If you see patterns such as very low CPU utilization, memory usage far below requested, or GPUs mostly idle, treat this as feedback. Adjust your next job’s configuration accordingly.
Self check:
For each job, ask:
- Did I request more cores, memory, or GPUs than I used?
- Did my job finish much earlier than the walltime limit?
- Were CPU and GPU utilization high for most of the runtime?
Use the answers to refine future submissions.
Iterative Refinement Rather Than One Perfect Guess
Efficient resource usage is an iterative process:
- Start with conservative but reasonable settings, based on small tests and documentation.
- Inspect runtime and usage reports.
- Adjust resources, layout, and job size.
- Repeat until your jobs run reliably, with good performance and without obvious waste.

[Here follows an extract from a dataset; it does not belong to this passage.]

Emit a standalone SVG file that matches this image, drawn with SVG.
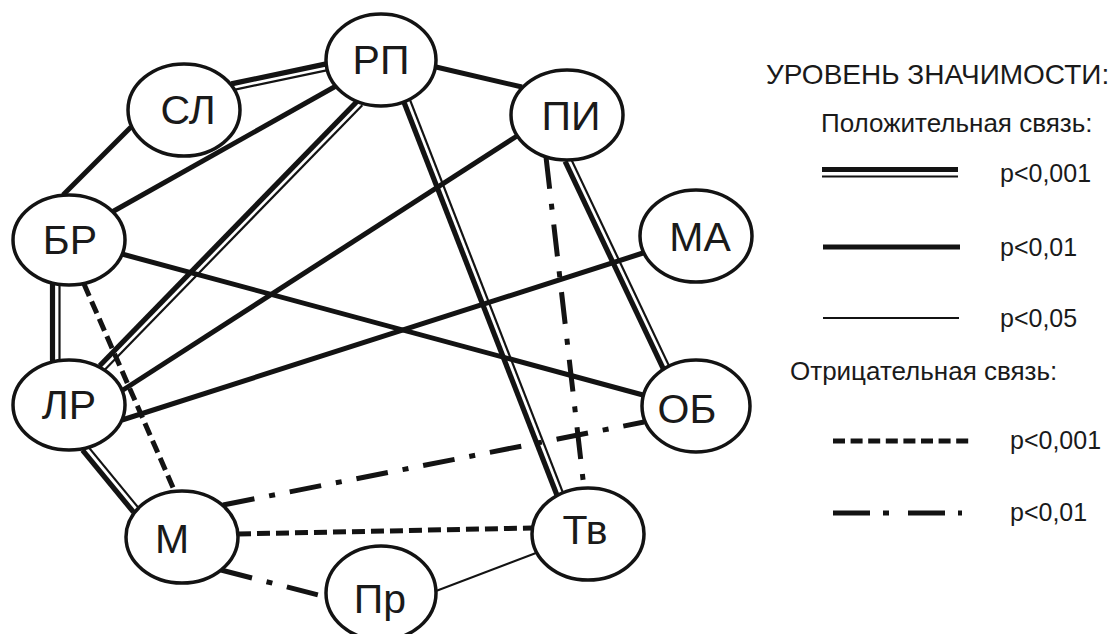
<svg xmlns="http://www.w3.org/2000/svg" width="1114" height="634" viewBox="0 0 1114 634">
<style>
.bg{fill:#ffffff}
line{stroke:#131313;fill:none;stroke-linecap:butt}
.thick{stroke-width:5}
.dthick{stroke-width:5.2}
.thin{stroke-width:2}
.dthin{stroke-width:2.2}
.dash{stroke-width:5;stroke-dasharray:13 6}
.dashdot{stroke-width:5;stroke-dasharray:32 15 6 15}
.node ellipse{fill:#ffffff;stroke:#131313;stroke-width:3.5}
.node text{font-family:"Liberation Sans",Arial,sans-serif;font-size:41px;fill:#1a1a1a;text-anchor:middle}
.leg text{font-family:"Liberation Sans",Arial,sans-serif;font-size:25px;fill:#1a1a1a}
</style>
<rect class="bg" x="0" y="0" width="1114" height="634"/>
<g id="connectors">
  <!-- СЛ–РП double -->
  <line class="dthick" x1="231.3" y1="83.9" x2="326.3" y2="63.9"/>
  <line class="dthin" x1="232.7" y1="90.1" x2="327.7" y2="70.1"/>
  <!-- СЛ–БР -->
  <line class="thick" x1="131" y1="127" x2="63" y2="195"/>
  <!-- РП–БР -->
  <line class="thick" x1="336" y1="86" x2="112" y2="212"/>
  <!-- РП–ЛР double -->
  <line class="dthick" x1="357.7" y1="100.8" x2="99.7" y2="365.8"/>
  <line class="dthin" x1="362.3" y1="105.2" x2="104.3" y2="370.2"/>
  <!-- РП–Тв double -->
  <line class="dthick" x1="404" y1="102.2" x2="557" y2="495.2"/>
  <line class="dthin" x1="410" y1="99.8" x2="563" y2="492.8"/>
  <!-- РП–ПИ -->
  <line class="thick" x1="436" y1="67" x2="522" y2="87"/>
  <!-- ПИ–ЛР -->
  <line class="thick" x1="517" y1="136" x2="123" y2="390"/>
  <!-- ПИ–Тв dash-dot -->
  <line class="dashdot" x1="546" y1="157" x2="584" y2="488"/>
  <!-- ПИ–ОБ double -->
  <line class="dthick" x1="565.1" y1="161.4" x2="663.1" y2="368.4"/>
  <line class="dthin" x1="570.9" y1="158.6" x2="668.9" y2="365.6"/>
  <!-- МА–ЛР -->
  <line class="thick" x1="643" y1="253" x2="122" y2="420"/>
  <!-- БР–ОБ -->
  <line class="thick" x1="122" y1="254" x2="643" y2="395"/>
  <!-- БР–ЛР double -->
  <line class="dthick" x1="52.5" y1="283" x2="52.5" y2="362"/>
  <line class="dthin" x1="59.5" y1="284" x2="59.5" y2="361"/>
  <!-- БР–М dashed -->
  <line class="dash" x1="84" y1="284" x2="175" y2="492"/>
  <!-- ЛР–М double -->
  <line class="dthick" x1="82.5" y1="450.1" x2="133.5" y2="512.1"/>
  <line class="dthin" x1="87.5" y1="445.9" x2="138.5" y2="507.9"/>
  <!-- М–ОБ dash-dot -->
  <line class="dashdot" x1="223" y1="505" x2="644" y2="422"/>
  <!-- М–Тв dashed -->
  <line class="dash" x1="238" y1="534" x2="532" y2="528"/>
  <!-- М–Пр dash-dot -->
  <line class="dashdot" x1="221" y1="570" x2="326" y2="597"/>
  <!-- Пр–Тв thin -->
  <line class="thin" x1="436" y1="591" x2="536" y2="553"/>
</g>
<g id="node-RP" class="node"><ellipse cx="381" cy="60" rx="55" ry="46"/><text x="381" y="74">РП</text></g>
<g id="node-SL" class="node"><ellipse cx="184" cy="110" rx="56" ry="46"/><text x="188" y="124">СЛ</text></g>
<g id="node-PI" class="node"><ellipse cx="567" cy="115" rx="56" ry="45"/><text x="571" y="130">ПИ</text></g>
<g id="node-BR" class="node"><ellipse cx="69" cy="240" rx="56" ry="45"/><text x="70" y="254">БР</text></g>
<g id="node-MA" class="node"><ellipse cx="696" cy="236" rx="56" ry="46"/><text x="700" y="251">МА</text></g>
<g id="node-LR" class="node"><ellipse cx="69" cy="405" rx="56" ry="45"/><text x="69" y="419">ЛР</text></g>
<g id="node-OB" class="node"><ellipse cx="696" cy="406" rx="54" ry="46"/><text x="687" y="423">ОБ</text></g>
<g id="node-M" class="node"><ellipse cx="182" cy="537" rx="56" ry="46"/><text x="172" y="553">М</text></g>
<g id="node-Tv" class="node"><ellipse cx="588" cy="534" rx="56" ry="46"/><text x="585" y="544">Тв</text></g>
<g id="node-Pr" class="node"><ellipse cx="381" cy="593" rx="55" ry="47"/><text x="380" y="613">Пр</text></g>
<g id="legend" class="leg">
  <text x="766" y="84" style="font-size:28px">УРОВЕНЬ ЗНАЧИМОСТИ:</text>
  <text x="821" y="132" style="font-size:26px">Положительная связь:</text>
  <line class="dthick" x1="822" y1="169.5" x2="958" y2="169.5"/>
  <line class="dthin" x1="822" y1="176.5" x2="958" y2="176.5"/>
  <text x="1000" y="182">p&lt;0,001</text>
  <line class="thick" x1="823" y1="247" x2="960" y2="247"/>
  <text x="1000" y="256">p&lt;0,01</text>
  <line class="thin" x1="823" y1="318" x2="959" y2="318"/>
  <text x="1000" y="327">p&lt;0,05</text>
  <text x="790" y="380" style="font-size:26px">Отрицательная связь:</text>
  <line class="dash" x1="833" y1="441" x2="969" y2="441" style="stroke-dasharray:12 5.6"/>
  <text x="1010" y="449">p&lt;0,001</text>
  <line class="dashdot" x1="833" y1="513" x2="962" y2="513" style="stroke-dasharray:37 13 6 19"/>
  <text x="1010" y="521">p&lt;0,01</text>
</g>
</svg>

This cycle reduces failures, limits waste, and over time leads to more predictable and efficient production runs.
Shared Responsibility and Good Citizenship
Efficient resource usage is not only a technical issue. It is also a matter of fairness to other users and to the institution paying for and powering the system.
Good resource citizenship includes:
- Respecting local usage policies and recommended practices.
- Avoiding speculative “just in case” massive jobs that you are not sure you need.
- Cleaning up after your projects complete, including data and unused environments.
- Communicating with support staff when you see unexpected behavior that may indicate inefficiency or misconfiguration.
By using resources effectively, you improve your own productivity and contribute to a more sustainable and fair HPC environment for everyone.